L’enseignante conditionne le savoir d’un côté (en imposant la défense) et pose du côté de l’attaque un attracteur du savoir (bonification pour le tir en suspension). Elle intervient autant du côté des joueurs attaquants que de celui des joueurs défenseurs en ordonnant une réciprocité d’actions qui vont s’auto-justifier grâce à la dialectique des actions entreprises.
L’enseignante ne planifie pas ni ne transpose linéairement un savoir, elle construit le champ d’expression du savoir pour lui-même.

L’enseignante débutante n°12 (leçon 1, situation d’apprentissage 2) procède par obligations, autorisations et interdictions. Elle limite, borne, oriente, choisit, indique les actions à faire dont il faut saisir la dynamique ; elle mêle et entremêle consignes et règles, contraintes et consignes d’organisation, obligations et liberté d’action, etc., selon une infinité de combinaisons. Les mêmes remarques valent pour l’enseignant débutant n°20 (situation 4, de la leçon1). La lecture se doit d’en dénouer et tirer les fils, car « la recherche en didactique ne peut faire l’économie d’en analyser finement les entrelacs » 287

Les enseignants planifient leur propre savoir-faire professionnel. L’expertise le donne à penser comme elle atteste de l’ambivalence des écrits. Les traces écrites parlent d’une autre transposition didactique, celle d’une remise en œuvre (un enseignant ne refait jamais le même cours, même s’il traite de la même question) de la connaissance dans un univers de compréhension.
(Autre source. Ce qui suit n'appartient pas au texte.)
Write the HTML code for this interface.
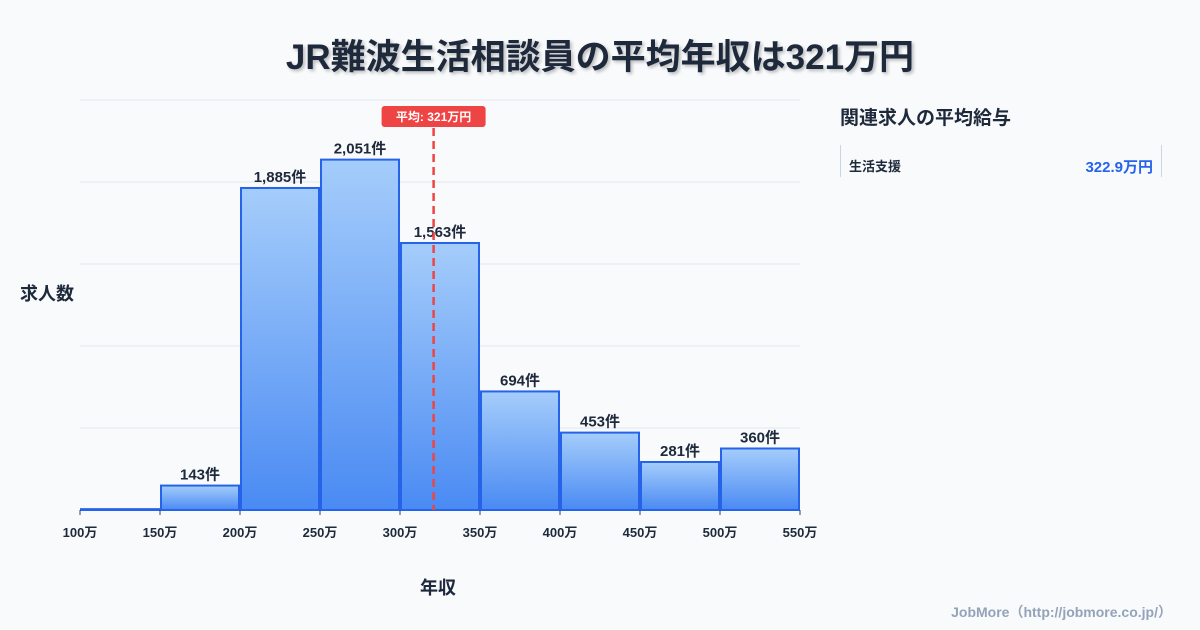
<!DOCTYPE html>
<html><head><meta charset="utf-8"><style>
body{margin:0;width:1200px;height:630px;background:#f8fafc;font-family:"Liberation Sans","Noto Sans CJK JP",sans-serif;overflow:hidden;position:relative}
.t{position:absolute;white-space:nowrap}
</style></head><body>
<div class="t" style="left:0;width:1200px;top:29px;text-align:center;font-size:35px;font-weight:bold;color:#1e293b;text-shadow:2px 2px 3px rgba(0,0,0,0.25)">JR難波生活相談員の平均年収は321万円</div>
<div class="t" style="left:20px;top:280px;font-size:18px;font-weight:bold;color:#1e293b">求人数</div>
<div class="t" style="left:420px;top:574px;font-size:18px;font-weight:bold;color:#1e293b">年収</div>
<div class="t" style="left:840px;top:103px;font-size:19px;font-weight:bold;color:#1e293b">関連求人の平均給与</div>
<div style="position:absolute;left:840px;top:145px;width:320px;height:32px;border-left:1px solid #cbd5e1;border-right:1px solid #cbd5e1">
<span class="t" style="left:8px;top:11px;font-size:13px;font-weight:bold;color:#1e293b">生活支援</span>
<span class="t" style="right:8px;top:11px;font-size:15px;font-weight:bold;color:#2563eb">322.9万円</span>
</div>
<div class="t" style="right:28px;top:602px;font-size:14px;font-weight:bold;color:#94a3b8">JobMore（http://jobmore.co.jp/）</div>
<svg id="c" width="1200" height="630" style="position:absolute;left:0;top:0">
<defs><linearGradient id="g" x1="0" y1="0" x2="0" y2="1"><stop offset="0" stop-color="#a5cdfb"/><stop offset="1" stop-color="#4a8af3"/></linearGradient></defs>
</svg>
<script>
const binStarts=[100,150,200,250,300,350,400,450,500];
const counts=[5,143,1885,2051,1563,694,453,281,360];
const tickLabels=['100万','150万','200万','250万','300万','350万','400万','450万','500万','550万'];
const meanValue=321;
const yTicks=[0,480,960,1440,1920,2400];
const svg=document.getElementById('c');const NS='http://www.w3.org/2000/svg';
const x=v=>80+(v-100)*1.6, y=v=>510-v*410/2400;
function mk(t,a){const e=document.createElementNS(NS,t);for(const k in a)e.setAttribute(k,a[k]);svg.appendChild(e);return e;}
yTicks.forEach(v=>{const e=mk('line',{x1:80,x2:800,y1:y(v),y2:y(v),stroke:'#e2e8f0','stroke-width':1});

});
binStarts.forEach((b,i)=>{const c=counts[i];
const r=mk('rect',{x:x(b)+1,y:y(c),width:x(b+50)-x(b)-2,height:510-y(c),fill:'url(#g)',stroke:'#2563eb','stroke-width':2});


if(c>50){const t=mk('text',{x:(x(b)+x(b+50))/2,y:y(c)-6,'text-anchor':'middle','font-size':15,'font-weight':'bold',fill:'#1e293b'});t.textContent=c.toLocaleString('en-US')+'件';

}});
tickLabels.forEach((l,i)=>{const v=100+i*50;mk('line',{x1:x(v),x2:x(v),y1:510,y2:515,stroke:'#334155'});
const t=mk('text',{x:x(v),y:537,'text-anchor':'middle','font-size':13,'font-weight':'bold',fill:'#1e293b'});t.textContent=l;

});
const ml=mk('line',{x1:x(meanValue),x2:x(meanValue),y1:128,y2:510,stroke:'#ef4444','stroke-width':2.5,'stroke-dasharray':'8,5'});


const mr=mk('rect',{x:x(meanValue)-52,y:106,width:104,height:21,rx:3,fill:'#ef4444'});


const mt=mk('text',{x:x(meanValue),y:121,'text-anchor':'middle','font-size':12,'font-weight':'bold',fill:'#fff'});mt.textContent='平均: '+meanValue+'万円';


</script>
</body></html>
Le concept de contenu d’enseignement vient à point pour introduire l’idée que les enseignants planifient plus un contenant qu’un contenu.

Notes
286.

Bruner, J. S. (1993). Déjà cité. (p.134).

287.

Legardez, A. (2004). Transposition didactique et rapports aux savoirs : l’exemple des enseignements de questions économiques et sociales, socialement vives. Revue Française de Pédagogie, 149, 19-27.